Teaching your child about handling money is an important part of being a parent. If your child is in college, it is not too late to start but it is wisest to start your child’s financial learning as soon as they have an idea of what money is.
This might be as young as three or four years old.
Here are some tips from the FDOC Consumer News that can help you educate your child in financial matters.
Talk about money and how it works with your child regularly. This would include such things as how money is earned, saved and spent. In a store, talk with your child about the prices of products, how the price of one product is different from the price of one of the same type. Teach your child how to compare to determine which is the better deal. Discuss savings accounts and how the will always be there, earn interest and give comfort in knowing the money is protected by FDIC deposit insurance in case something happens to the bank.
Teach your child about the difference between debit cards and credit cards. Explain that a debit card can only be used when money is in the bank account since it is like writing a check. A credit card is different in that it is used to borrow the amount of purchase and paid later.
Go over your bank statements with your child to help them understand how bank accounts work. Show them how the money goes into and out of your account using the debit and credit columns to show the check and debit card transactions and the deposits, including electronic deposits.
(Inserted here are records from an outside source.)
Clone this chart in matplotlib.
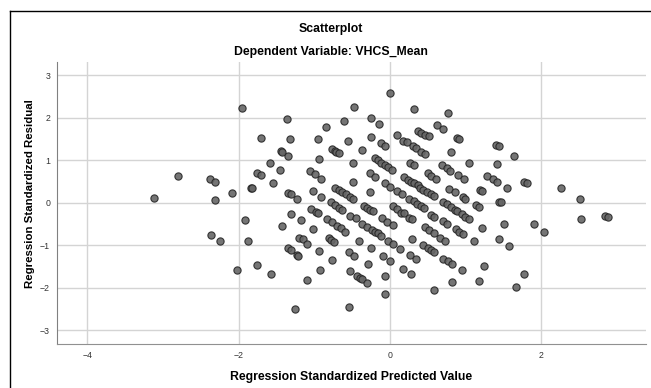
import matplotlib
matplotlib.use("Agg")
import matplotlib.pyplot as plt
from matplotlib.lines import Line2D

# ===================== data =====================
# standardized predicted value (x) and standardized residual (y), one pair per case
pred = [
    # far left
    -3.12, -2.80, -2.38, -2.31, -2.31, -2.09, -2.36, -2.24, -2.02, -1.95,
    -1.92, -1.87, -1.84, -1.82, -1.75, -1.75, -1.70, -1.70, -1.58, -1.55,
    -1.57, -1.44, -1.43, -1.45, -1.42, -1.36, -1.32, -1.34, -1.35, -1.31,
    -1.23, -1.30, -1.35, -1.31, -1.25, -1.23, -1.21, -1.20,
    # top outliers in the middle
    -0.47, -0.25, 0.00, 0.32, 0.77,
    # middle, upper half
    -0.85, -0.60, -0.14, -0.95, -0.55, -0.25,
    -0.76, -0.73, -0.71, -0.67, -0.37, -0.12, -0.07,
    -0.94, -0.48, -0.20, -0.16, -0.11, -0.07, -0.03,
    -1.05, -0.99, -0.91, -0.48, -0.26, -0.19, -0.07, 0.00,
    -1.02, -0.91, -0.72, -0.67, -0.63, -0.58, -0.52, -0.48,
    -0.26, -0.78, -0.73, -0.67, -0.63, -1.04, -0.98, -0.95,
    -0.34, -0.30, -0.26, -0.22, -0.52, -0.45, -0.10,
    0.62, 0.71, 0.09, 0.37, 0.41, 0.46, 0.52, 0.89, 0.92,
    0.18, 0.23, 0.31, 0.35, 0.41, 0.47, 0.81,
    0.27, 0.32, 0.69, 0.75, 0.80, 0.90, 0.03, 0.50, 0.55, 0.61,
    0.19, 0.24, 0.28, 0.32, 0.37, 0.78, 0.86, 0.10, 0.16,
    0.40, 0.44, 0.49, 0.54, 0.58, 0.26, 0.32, 0.36, 0.41, 0.45,
    0.04, 0.10, 0.15, 0.19, 0.71, 0.76, 0.81, 0.86, 0.89,
    0.54, 0.58,
    # middle, lower half
    -1.18, -1.01,
    -0.83, -0.76, -0.70, -0.65, -0.59,
    -0.37, -0.30, -0.24, -0.20, -0.16, -0.12,
    -0.04, 0.04,
    -1.15, -1.09, -0.81, -0.78, -0.74, -0.41, -0.25,
    -0.03, 0.04, -0.93, -0.76, -0.54, -0.47, -0.09, 0.00,
    -0.29, -0.92, -0.53, -0.43, -0.40, -0.37, -0.30,
    -0.06, -1.09, -0.07, -0.54,
    0.25, 0.30, 0.70, 0.75, 0.46, 0.52, 0.58,
    0.67, 0.73, 0.87, 0.91, 0.30, 0.14, 0.27, 0.35,
    0.44, 0.50, 0.55, 0.58, 0.71, 0.77, 0.82,
    0.18, 0.28, 0.59, 0.82,
    # right
    0.95, 0.99, 0.97, 0.98, 0.97, 0.99, 0.96, 1.05, 1.05, 1.11,
    1.14, 1.18, 1.19, 1.22, 1.22, 1.18, 1.24, 1.29, 1.37, 1.42,
    1.40, 1.44, 1.42, 1.45, 1.47, 1.45, 1.51, 1.55, 1.58, 1.64,
    1.78, 1.82, 1.78, 1.67, 1.91, 2.04, 2.27, 2.51, 2.53, 2.85,
    2.88,
]
resid = [
    # far left
    0.12, 0.62, 0.57, 0.49, 0.06, 0.24, -0.75, -0.89, -1.59, 2.23,
    -0.40, -0.89, 0.35, 0.35, -1.47, 0.71, 0.65, 1.53, 0.94, 0.46,
    -1.68, 1.21, 1.19, 0.78, -0.55, 1.98, 1.50, 1.09, 0.24, 0.20,
    0.09, -0.26, -1.07, -1.11, -2.49, -1.23, -1.25, -0.82,
    # top outliers in the middle
    2.25, 2.00, 2.57, 2.20, 2.11,
    # middle, upper half
    1.79, 1.93, 1.86, 1.49, 1.45, 1.55,
    1.26, 1.21, 1.19, 1.16, 1.24, 1.40, 1.34,
    1.04, 0.94, 1.06, 1.00, 0.94, 0.89, 0.85,
    0.75, 0.68, 0.57, 0.50, 0.69, 0.61, 0.47, 0.38,
    0.28, 0.13, 0.35, 0.30, 0.25, 0.20, 0.14, 0.08,
    0.25, 0.01, -0.06, -0.13, -0.17, -0.14, -0.22, -0.25,
    -0.08, -0.13, -0.16, -0.20, -0.31, -0.35, -0.36,
    1.84, 1.74, 1.59, 1.69, 1.64, 1.59, 1.56, 1.53, 1.51,
    1.46, 1.42, 1.34, 1.28, 1.20, 1.15, 1.19,
    0.94, 0.90, 0.89, 0.81, 0.75, 0.65, 0.77, 0.69, 0.64, 0.55,
    0.61, 0.53, 0.49, 0.46, 0.42, 0.33, 0.25, 0.28, 0.20,
    0.35, 0.31, 0.26, 0.21, 0.15, 0.09, 0.04, -0.02, -0.08, -0.12,
    -0.08, -0.14, -0.24, -0.25, 0.02, -0.03, -0.09, -0.16, -0.19,
    -0.28, -0.33,
    # middle, lower half
    -0.41, -0.61,
    -0.39, -0.46, -0.54, -0.59, -0.68,
    -0.49, -0.57, -0.63, -0.68, -0.72, -0.78,
    -0.44, -0.53,
    -0.86, -0.97, -0.83, -0.88, -0.93, -0.89, -1.06,
    -0.90, -0.97, -1.14, -1.34, -1.16, -1.24, -1.25, -1.37,
    -1.45, -1.59, -1.61, -1.71, -1.77, -1.79, -1.88,
    -1.72, -1.82, -2.15, -2.46,
    -0.35, -0.39, -0.43, -0.51, -0.57, -0.64, -0.72,
    -0.83, -0.90, -0.62, -0.68, -0.84, -1.08, -1.22, -1.32,
    -0.99, -1.07, -1.12, -1.15, -1.31, -1.37, -1.45,
    -1.56, -1.67, -2.04, -1.86,
    # right
    -0.27, -0.33, -0.73, 0.57, 0.13, 0.10, -1.59, -0.39, 0.93, -0.90,
    -0.05, -0.10, 0.31, 0.28, -0.59, -1.85, -1.48, 0.64, 0.55, 0.48,
    1.37, 1.34, 0.92, 0.02, 0.01, -0.85, -0.49, 0.34, -1.01, 1.11,
    0.50, 0.47, -1.67, -1.98, -0.51, -0.68, 0.35, 0.09, -0.37, -0.30,
    -0.34,
]

x_ticks = [-4, -2, 0, 2]
y_ticks = [-3, -2, -1, 0, 1, 2, 3]

# ===================== figure =====================
plt.rcParams["font.family"] = ["Liberation Sans", "DejaVu Sans"]

fig = plt.figure(figsize=(6.51, 3.88), dpi=100)
ax = fig.add_axes([0.0876, 0.1134, 0.905, 0.7268])

ax.scatter(pred, resid, s=27, facecolor="#666666", edgecolor="#262626",
           linewidth=0.8, alpha=0.9, zorder=3)

ax.set_xlim(-4.40, 3.39)
ax.set_ylim(-3.32, 3.31)
ax.set_xticks(x_ticks)
ax.set_yticks(y_ticks)
ax.grid(True, color="#d4d4d4", linewidth=1.0, zorder=0)
ax.tick_params(length=0, labelsize=6.3, colors="#333333", pad=5)

for side in ["top", "right"]:
    ax.spines[side].set_visible(False)
ax.spines["left"].set_color("#808080")
ax.spines["bottom"].set_color("#909090")

# axis titles placed like SPSS does
fig.text(0.539, 0.028, "Regression Standardized Predicted Value",
         ha="center", va="center", fontsize=8.8, fontweight="bold")
fig.text(0.046, 0.50, "Regression Standardized Residual", rotation=90,
         ha="center", va="center", fontsize=8.2, fontweight="bold")

fig.text(0.508, 0.925, "Scatterplot", ha="center", va="center",
         fontsize=8.8, fontweight="bold")
fig.text(0.508, 0.866, "Dependent Variable: VHCS_Mean", ha="center",
         va="center", fontsize=8.8, fontweight="bold")

# frame only on the left and top, as in the exported chart
bx, by = 9.5 / 651, 1 - 11 / 388
fig.add_artist(Line2D([bx, bx], [0, by], transform=fig.transFigure,
                      color="black", linewidth=1.0))
fig.add_artist(Line2D([bx, 1], [by, by], transform=fig.transFigure,
                      color="black", linewidth=1.0))

fig.savefig("out.png", dpi=100)
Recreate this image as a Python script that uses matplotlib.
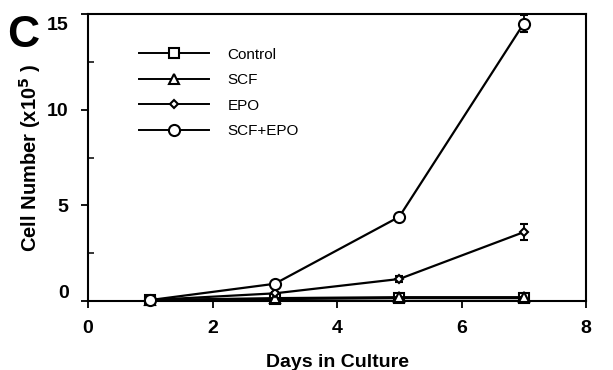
import numpy as np
import matplotlib
matplotlib.use("Agg")
import matplotlib.pyplot as plt
from matplotlib.ticker import MultipleLocator
from matplotlib.lines import Line2D
import matplotlib.transforms as mtransforms

plt.rcParams['font.family'] = ['Liberation Sans', 'DejaVu Sans']

days = [1, 3, 5, 7]
control = [0.05, 0.1, 0.15, 0.15]
scf = [0.05, 0.15, 0.2, 0.2]
epo = [0.05, 0.4, 1.15, 3.6]
epo_err = [0.0, 0.05, 0.15, 0.42]
scf_epo = [0.05, 0.9, 4.4, 14.5]
scf_epo_err = [0.0, 0.05, 0.1, 0.45]

series = [
    ("Control", control, None, "s", 7),
    ("SCF", scf, None, "^", 7.5),
    ("EPO", epo, epo_err, "D", 4),
    ("SCF+EPO", scf_epo, scf_epo_err, "o", 8),
]

fig = plt.figure(figsize=(6.13, 3.7), dpi=100)
ax = fig.add_axes([88 / 613, 1 - 301 / 370, (586 - 88) / 613, (301 - 14) / 370])

handles = []
for name, vals, err, mk, ms in series:
    ax.errorbar(days, vals, yerr=err, color="black", lw=1.6, marker=mk, ms=ms,
                mfc="white", mec="black", mew=1.5, capsize=3, elinewidth=1.3,
                capthick=1.3, clip_on=False, zorder=3)
    handles.append(Line2D([], [], color="black", lw=1.4, marker=mk, ms=ms,
                          mfc="white", mec="black", mew=1.5, label=name))

ax.set_xlim(0, 8)
ax.set_ylim(0, 15)
ax.set_xticks([0, 2, 4, 6, 8])
ax.set_yticks([0, 5, 10, 15])
ax.yaxis.set_minor_locator(MultipleLocator(2.5))
ax.tick_params(axis="both", which="major", labelsize=14, width=1.3, length=5, direction="out")
ax.tick_params(axis="y", which="minor", width=1.1, length=4, direction="in")
for lab in ax.get_xticklabels() + ax.get_yticklabels():
    lab.set_fontweight("bold")
ax.tick_params(axis="x", pad=9)
ax.tick_params(axis="y", pad=9)

ylabs = ax.get_yticklabels()
ylabs[0].set_transform(ylabs[0].get_transform() + mtransforms.ScaledTranslation(0, 0.1, fig.dpi_scale_trans))
ylabs[-1].set_transform(ylabs[-1].get_transform() + mtransforms.ScaledTranslation(0, -0.1, fig.dpi_scale_trans))

for sp in ax.spines.values():
    sp.set_linewidth(1.5)

ax.set_xlabel("Days in Culture", fontsize=14, fontweight="bold", labelpad=12)
ax.set_ylabel("Cell Number (x10$^{\\mathbf{5}}$ )", fontsize=14.5, fontweight="bold", labelpad=3)

ax.legend(handles=handles, loc="upper left", bbox_to_anchor=(0.075, 0.93), frameon=False,
          fontsize=11, handlelength=4.6, handletextpad=1.2, labelspacing=0.75)

fig.text(0.012, 0.96, "C", fontsize=32, fontweight="heavy", va="top", ha="left")

fig.savefig("out.png", dpi=100)
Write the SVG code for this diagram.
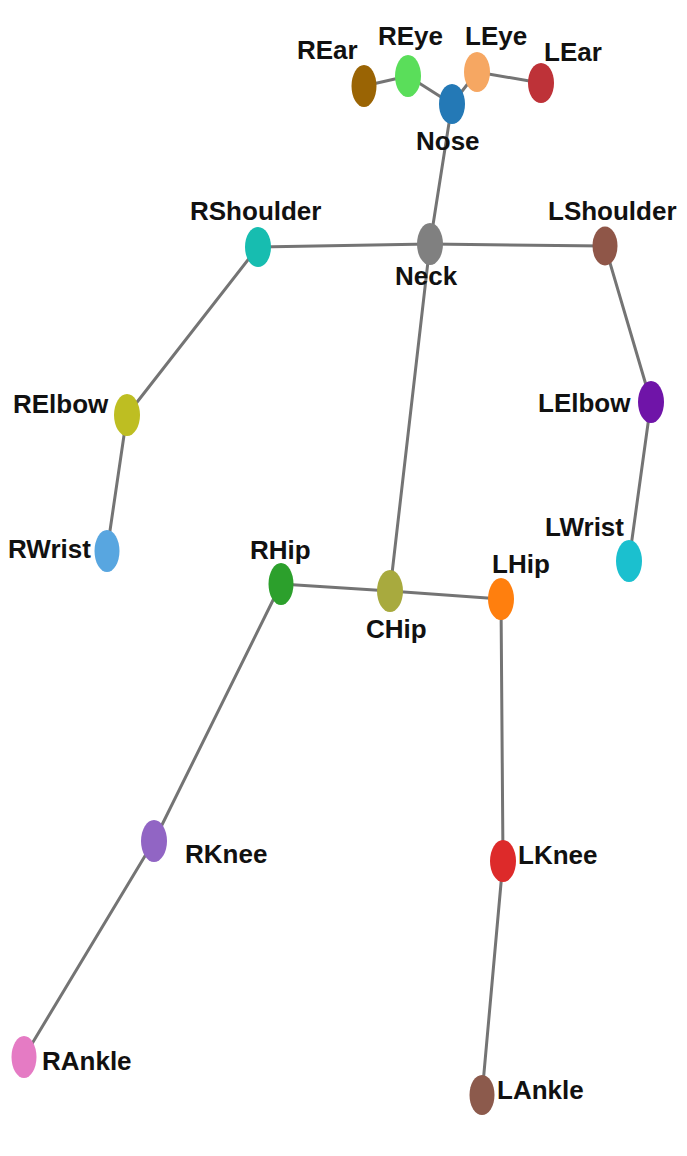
<svg xmlns="http://www.w3.org/2000/svg" width="687" height="1156" viewBox="0 0 687 1156">
<style>
.e{stroke:#747474;stroke-width:3;stroke-linecap:round;fill:none}
.t{font-family:"Liberation Sans",Arial,sans-serif;font-weight:bold;font-size:26px;fill:#111}
</style>
<rect width="687" height="1156" fill="#ffffff"/>
<g id="edges">
<line class="e" x1="364" y1="86" x2="408" y2="76"/>
<line class="e" x1="408" y1="76" x2="452" y2="104"/>
<line class="e" x1="452" y1="104" x2="477" y2="72"/>
<line class="e" x1="477" y1="72" x2="541" y2="83"/>
<line class="e" x1="452" y1="104" x2="430" y2="244"/>
<line class="e" x1="258" y1="247" x2="430" y2="244"/>
<line class="e" x1="430" y1="244" x2="605" y2="246"/>
<line class="e" x1="258" y1="247" x2="127" y2="415"/>
<line class="e" x1="127" y1="415" x2="107" y2="551"/>
<line class="e" x1="605" y1="246" x2="651" y2="402"/>
<line class="e" x1="651" y1="402" x2="629" y2="561"/>
<line class="e" x1="430" y1="244" x2="390" y2="591"/>
<line class="e" x1="390" y1="591" x2="281" y2="584"/>
<line class="e" x1="390" y1="591" x2="501" y2="599"/>
<line class="e" x1="281" y1="584" x2="154" y2="841"/>
<line class="e" x1="154" y1="841" x2="24" y2="1057"/>
<line class="e" x1="501" y1="599" x2="503" y2="861"/>
<line class="e" x1="503" y1="861" x2="482" y2="1095"/>
</g>
<g id="REar"><ellipse cx="364" cy="86" rx="12.5" ry="21" fill="#9a6404"/><text class="t" x="297" y="59">REar</text></g>
<g id="REye"><ellipse cx="408" cy="76" rx="13" ry="21" fill="#5ade5a"/><text class="t" x="378" y="45">REye</text></g>
<g id="Nose"><ellipse cx="452" cy="104" rx="13" ry="20" fill="#2479b6"/><text class="t" x="416" y="150">Nose</text></g>
<g id="LEye"><ellipse cx="477" cy="72" rx="13" ry="20" fill="#f6a762"/><text class="t" x="465" y="45">LEye</text></g>
<g id="LEar"><ellipse cx="541" cy="83" rx="13" ry="20" fill="#be3238"/><text class="t" x="544" y="61">LEar</text></g>
<g id="RShoulder"><ellipse cx="258" cy="247" rx="13" ry="20" fill="#17bdb0"/><text class="t" x="190" y="220">RShoulder</text></g>
<g id="Neck"><ellipse cx="430" cy="244" rx="13" ry="21" fill="#808080"/><text class="t" x="395" y="285">Neck</text></g>
<g id="LShoulder"><ellipse cx="605" cy="246" rx="12.5" ry="19.5" fill="#8f5648"/><text class="t" x="548" y="220">LShoulder</text></g>
<g id="RElbow"><ellipse cx="127" cy="415" rx="13" ry="21" fill="#bebe22"/><text class="t" x="13" y="413">RElbow</text></g>
<g id="RWrist"><ellipse cx="107" cy="551" rx="12.5" ry="21" fill="#58a6e0"/><text class="t" x="8" y="558">RWrist</text></g>
<g id="LElbow"><ellipse cx="651" cy="402" rx="13" ry="21" fill="#6f14a8"/><text class="t" x="538" y="412">LElbow</text></g>
<g id="LWrist"><ellipse cx="629" cy="561" rx="13" ry="21" fill="#1bc0cf"/><text class="t" x="545" y="536">LWrist</text></g>
<g id="RHip"><ellipse cx="281" cy="584" rx="12.5" ry="21" fill="#2ca02c"/><text class="t" x="250" y="559">RHip</text></g>
<g id="CHip"><ellipse cx="390" cy="591" rx="13" ry="21" fill="#a8aa3e"/><text class="t" x="366" y="638">CHip</text></g>
<g id="LHip"><ellipse cx="501" cy="599" rx="13" ry="21" fill="#ff7f0e"/><text class="t" x="492" y="573">LHip</text></g>
<g id="RKnee"><ellipse cx="154" cy="841" rx="13" ry="21" fill="#9165c4"/><text class="t" x="185" y="863">RKnee</text></g>
<g id="RAnkle"><ellipse cx="24" cy="1057" rx="12.5" ry="21" fill="#e57bc4"/><text class="t" x="42" y="1070">RAnkle</text></g>
<g id="LKnee"><ellipse cx="503" cy="861" rx="13" ry="21" fill="#dd2a2a"/><text class="t" x="518" y="864">LKnee</text></g>
<g id="LAnkle"><ellipse cx="482" cy="1095" rx="12.5" ry="20" fill="#8c5a4c"/><text class="t" x="497" y="1099">LAnkle</text></g>
</svg>
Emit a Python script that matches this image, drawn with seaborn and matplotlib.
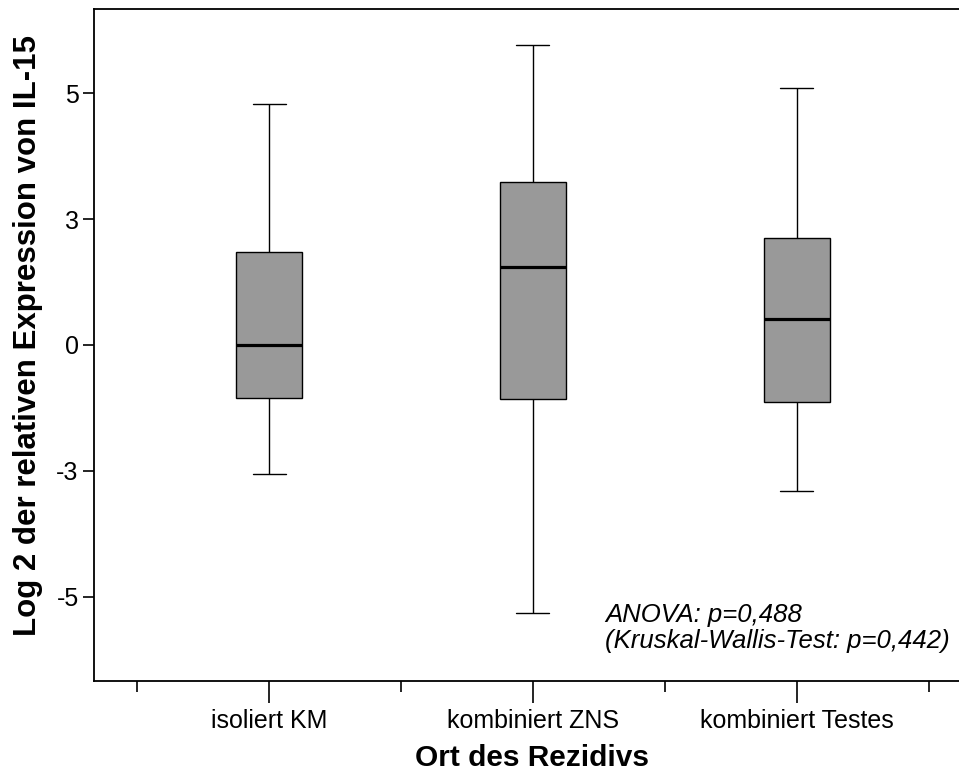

Take advantage of the times of years, such as tax time and health insurance open season, to talk about making important financial decisions. Tax time is a good time to talk about how taxes work to some degree, depending on your child’s age. Health insurance open season is an excellent time to talk about making the best decision on choosing the best policy at the best price.
Give your child an allowance as a way of teaching your child how to manage money. This gives them hands-on learning about making financial decisions. First talk to your child about spending some now and saving some to buy something bigger at a later time. Talk about how to consider carefully before buying something as it might mean not being able to buy something else that is also wanted. Open a savings account for your child and help them go over the account statements to see how the money is building up. Though it is up to you, tying your child’s allowance to doing chores is something to think about as it will teach your child about earning money rather than it just being given to them.
When choosing to give your child an allowance, be sure to make it clear that if your child runs out of money before the next time allowance is paid that they will not simply be given more money. This could result in your child not taking money management seriously as they will think they can always get more money if they spend it all and would sabotage your efforts in teaching your child to save, spend wisely and learn self-discipline.
If you teach your child good money management skills before they face making financial decisions on their own, your child will be less likely to make poor money management decisions as adults.